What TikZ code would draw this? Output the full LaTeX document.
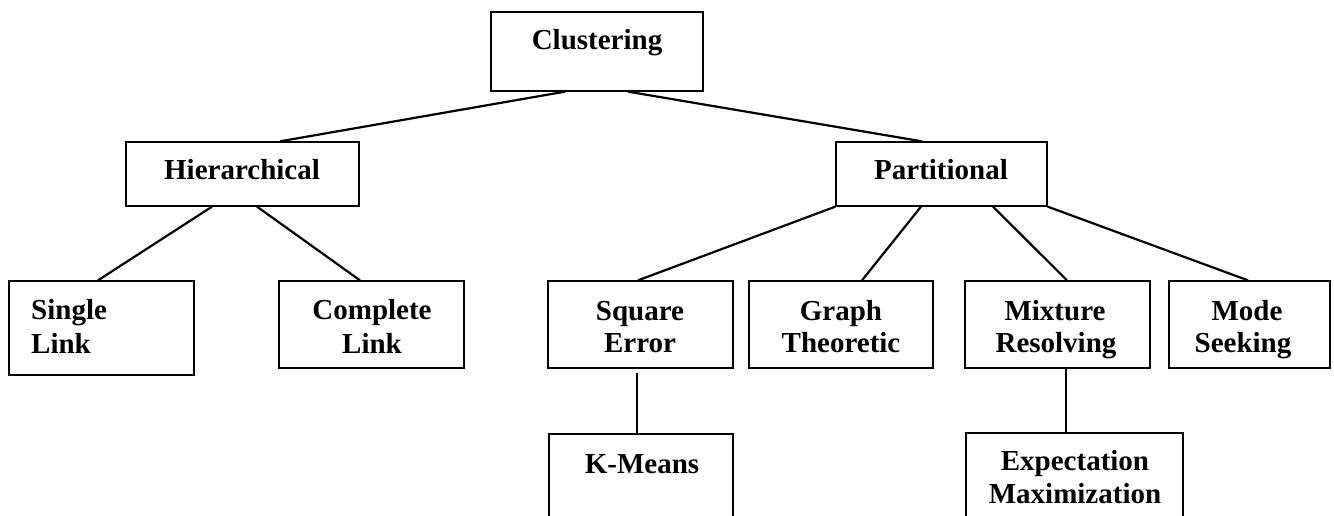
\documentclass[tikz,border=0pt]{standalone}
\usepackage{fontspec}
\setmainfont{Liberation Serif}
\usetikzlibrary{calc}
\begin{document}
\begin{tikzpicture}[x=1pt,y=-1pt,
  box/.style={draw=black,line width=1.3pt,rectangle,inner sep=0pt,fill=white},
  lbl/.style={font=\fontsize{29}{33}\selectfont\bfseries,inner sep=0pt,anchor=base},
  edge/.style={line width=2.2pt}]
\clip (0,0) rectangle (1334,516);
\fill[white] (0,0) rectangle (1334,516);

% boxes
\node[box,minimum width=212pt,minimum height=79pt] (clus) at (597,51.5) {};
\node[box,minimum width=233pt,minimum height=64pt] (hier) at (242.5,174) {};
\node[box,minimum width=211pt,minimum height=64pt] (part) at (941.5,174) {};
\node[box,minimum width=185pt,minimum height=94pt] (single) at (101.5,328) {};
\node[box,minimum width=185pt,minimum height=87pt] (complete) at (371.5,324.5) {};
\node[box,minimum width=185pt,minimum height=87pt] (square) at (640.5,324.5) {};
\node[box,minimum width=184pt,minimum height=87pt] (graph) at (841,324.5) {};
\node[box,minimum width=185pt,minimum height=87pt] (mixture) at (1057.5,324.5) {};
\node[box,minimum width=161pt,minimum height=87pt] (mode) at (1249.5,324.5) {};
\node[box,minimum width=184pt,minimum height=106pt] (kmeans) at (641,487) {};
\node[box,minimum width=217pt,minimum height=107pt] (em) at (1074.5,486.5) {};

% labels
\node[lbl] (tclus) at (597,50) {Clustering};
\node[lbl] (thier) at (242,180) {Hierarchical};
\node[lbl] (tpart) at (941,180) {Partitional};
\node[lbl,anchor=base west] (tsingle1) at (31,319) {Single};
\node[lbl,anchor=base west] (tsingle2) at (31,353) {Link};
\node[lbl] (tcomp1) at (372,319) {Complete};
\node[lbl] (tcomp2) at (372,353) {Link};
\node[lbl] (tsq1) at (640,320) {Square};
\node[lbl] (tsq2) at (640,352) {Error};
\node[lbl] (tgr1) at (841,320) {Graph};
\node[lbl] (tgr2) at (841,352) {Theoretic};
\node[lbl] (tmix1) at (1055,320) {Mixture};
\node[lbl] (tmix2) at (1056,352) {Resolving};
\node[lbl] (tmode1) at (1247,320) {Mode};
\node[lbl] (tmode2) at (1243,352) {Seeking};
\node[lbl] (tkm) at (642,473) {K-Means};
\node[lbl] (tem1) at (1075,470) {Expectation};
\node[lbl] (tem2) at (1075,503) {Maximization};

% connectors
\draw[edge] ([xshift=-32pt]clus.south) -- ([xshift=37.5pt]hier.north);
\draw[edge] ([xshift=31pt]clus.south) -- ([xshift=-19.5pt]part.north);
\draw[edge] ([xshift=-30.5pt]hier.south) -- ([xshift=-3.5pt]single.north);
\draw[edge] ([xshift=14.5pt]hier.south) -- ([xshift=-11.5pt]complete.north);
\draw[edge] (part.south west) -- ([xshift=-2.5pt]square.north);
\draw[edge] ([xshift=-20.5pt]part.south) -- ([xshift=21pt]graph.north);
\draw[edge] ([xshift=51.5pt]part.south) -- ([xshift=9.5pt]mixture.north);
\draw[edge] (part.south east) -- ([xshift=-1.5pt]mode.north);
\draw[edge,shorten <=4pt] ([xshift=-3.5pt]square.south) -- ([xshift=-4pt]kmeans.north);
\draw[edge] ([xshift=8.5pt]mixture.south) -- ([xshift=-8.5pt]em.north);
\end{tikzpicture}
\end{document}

-------------------------

GOAL >> Return nothing but the lines running from the start of the data to the line with "width=217pt,minimum height=107pt] (em)", please, both ends included and no pictures.

THE SOLUTION >>
What TikZ code would draw this? Output the full LaTeX document.
\documentclass[tikz,border=0pt]{standalone}
\usepackage{fontspec}
\setmainfont{Liberation Serif}
\usetikzlibrary{calc}
\begin{document}
\begin{tikzpicture}[x=1pt,y=-1pt,
  box/.style={draw=black,line width=1.3pt,rectangle,inner sep=0pt,fill=white},
  lbl/.style={font=\fontsize{29}{33}\selectfont\bfseries,inner sep=0pt,anchor=base},
  edge/.style={line width=2.2pt}]
\clip (0,0) rectangle (1334,516);
\fill[white] (0,0) rectangle (1334,516);

% boxes
\node[box,minimum width=212pt,minimum height=79pt] (clus) at (597,51.5) {};
\node[box,minimum width=233pt,minimum height=64pt] (hier) at (242.5,174) {};
\node[box,minimum width=211pt,minimum height=64pt] (part) at (941.5,174) {};
\node[box,minimum width=185pt,minimum height=94pt] (single) at (101.5,328) {};
\node[box,minimum width=185pt,minimum height=87pt] (complete) at (371.5,324.5) {};
\node[box,minimum width=185pt,minimum height=87pt] (square) at (640.5,324.5) {};
\node[box,minimum width=184pt,minimum height=87pt] (graph) at (841,324.5) {};
\node[box,minimum width=185pt,minimum height=87pt] (mixture) at (1057.5,324.5) {};
\node[box,minimum width=161pt,minimum height=87pt] (mode) at (1249.5,324.5) {};
\node[box,minimum width=184pt,minimum height=106pt] (kmeans) at (641,487) {};
\node[box,minimum width=217pt,minimum height=107pt] (em) at (1074.5,486.5) {};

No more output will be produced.